By Harshikaa Udasi • 11 min read
January 2015: It’s the launch of a book about runaway children where Boman Irani, the chief guest, makes this emotional, yet startling revelation. “I was born posthumously. I never had a father to look after me. That’s why I feel so strongly for these children who leave their homes and look for a brighter future. There is no way I can recreate their special moments, but if I can encourage them, I think my task is done,” says Boman. With this, he hits an emotional chord with the audience, which has always seen him as the bumbling father, the strict dean or the scheming villain. Perceptions can be very deceptive and the audience realised that in a matter of a few seconds. Whatever role Boman portrays in reel life, the truth is that he is a real life hero beyond imagination.
February 2015: Almost a month later, we settle down for an interview and Boman continues from where he left off. He says that not having his father around during his childhood sensitised him to the pain of children – especially homeless kids. “They don’t have parents, and they are not necessarily orphans. Love is such an important component and it is very difficult to give them that sort of love. It feels good to see them dress up well and go to school to study,” says Boman, who is an active supporter of Shelter Don Bosco, an NGO for street children.
‘I was not mollycoddled’
The youngest of four children, with three sisters, and a mother single-handedly running the house, Boman’s early days were not without turbulence. “Childhood was a difficult time, but also a fantastic one for many reasons. It was difficult for me to come to terms with strangers, but I suppose that is for every child who has to deal with so many people claiming to be family. Of course, I was loved very much, but everyone was very careful to see that I was not mollycoddled. I was a very quiet child, very silent, till I got into the sixth or seventh standard when I became really mischievous,” he reminisces. “Did I miss having my father around? I am sure I did. If you ask me, do I miss him now, I think so. But I subconsciously try not to think about it. I don’t sit and analyse,” adds the versatile actor who shot to fame after a stunning role in the 2003 blockbuster, Munna Bhai MBBS.
The parenting purpose
Despite early challenges, Boman found life to be a meaningful journey at every step. He never gave up. Shortly after completing a diploma course, he joined the famous Taj Mahal Hotel in Mumbai as a waiter, ensuring the guests enjoyed the best room service. Post that, he ran his father’s Golden Wafers company. A few years later, his passion for the lens ensured he became a hobby photographer.
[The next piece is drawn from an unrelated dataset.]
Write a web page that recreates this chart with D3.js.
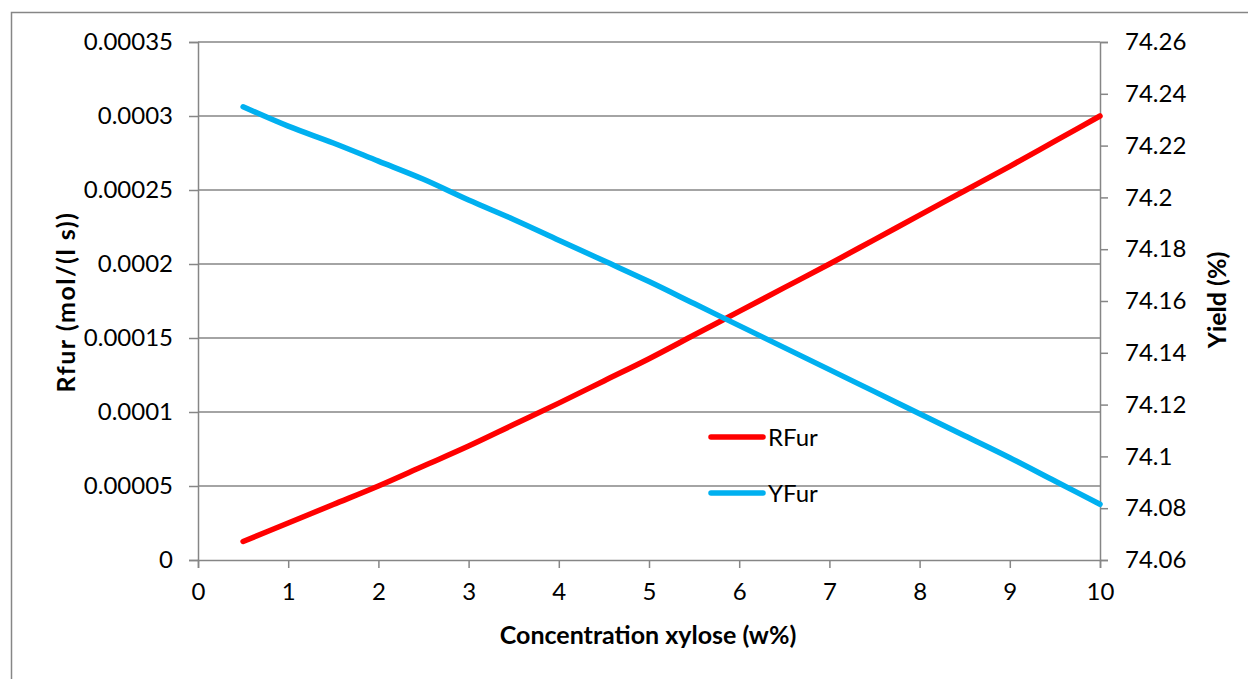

The 55-year-old actor, who won the Filmfare Award for Best Supporting Actor in 3 Idiots, has been a dad for the better part of his life – almost three decades now. Zenobia and Boman Irani have two sons – Danesh, 29, and Kayoze, 26. The actor was 25 when Danesh was placed in his arms. For Boman, the real purpose for parenting began the day Danesh was born. “The day my son was born, I realised that this third member of our family is going to have a bearing on everything we do. That gave me focus in life,” he says. Three years later, when Kayoze entered their lives, that urge to better himself only increased. Boman started enjoying his life a lot more and was keen to pursue a profession that was very close to his heart. He veered towards acting though his big screen debut happened only ten years later.
Boman and his boys
“We didn’t plan our children. Zenobia and I were both quite innocent and didn’t ever think if we will be able to handle the ‘burden’ of a baby – the way most couples think nowadays. There was fun in having children and raising them! Couplets and poems have been written about the first time you hold your child, but words really can’t express that life-defining moment. Simply put, it’s about two people beginning to think as three and about the third – only. You can no longer say, ‘I am going to do this’. And you better accept that as part of parenting,” adds the star actor who is set to enthrall his fans again with his next release, The Legend of Michael Mishra, which also features his son, Kayoze in an important role.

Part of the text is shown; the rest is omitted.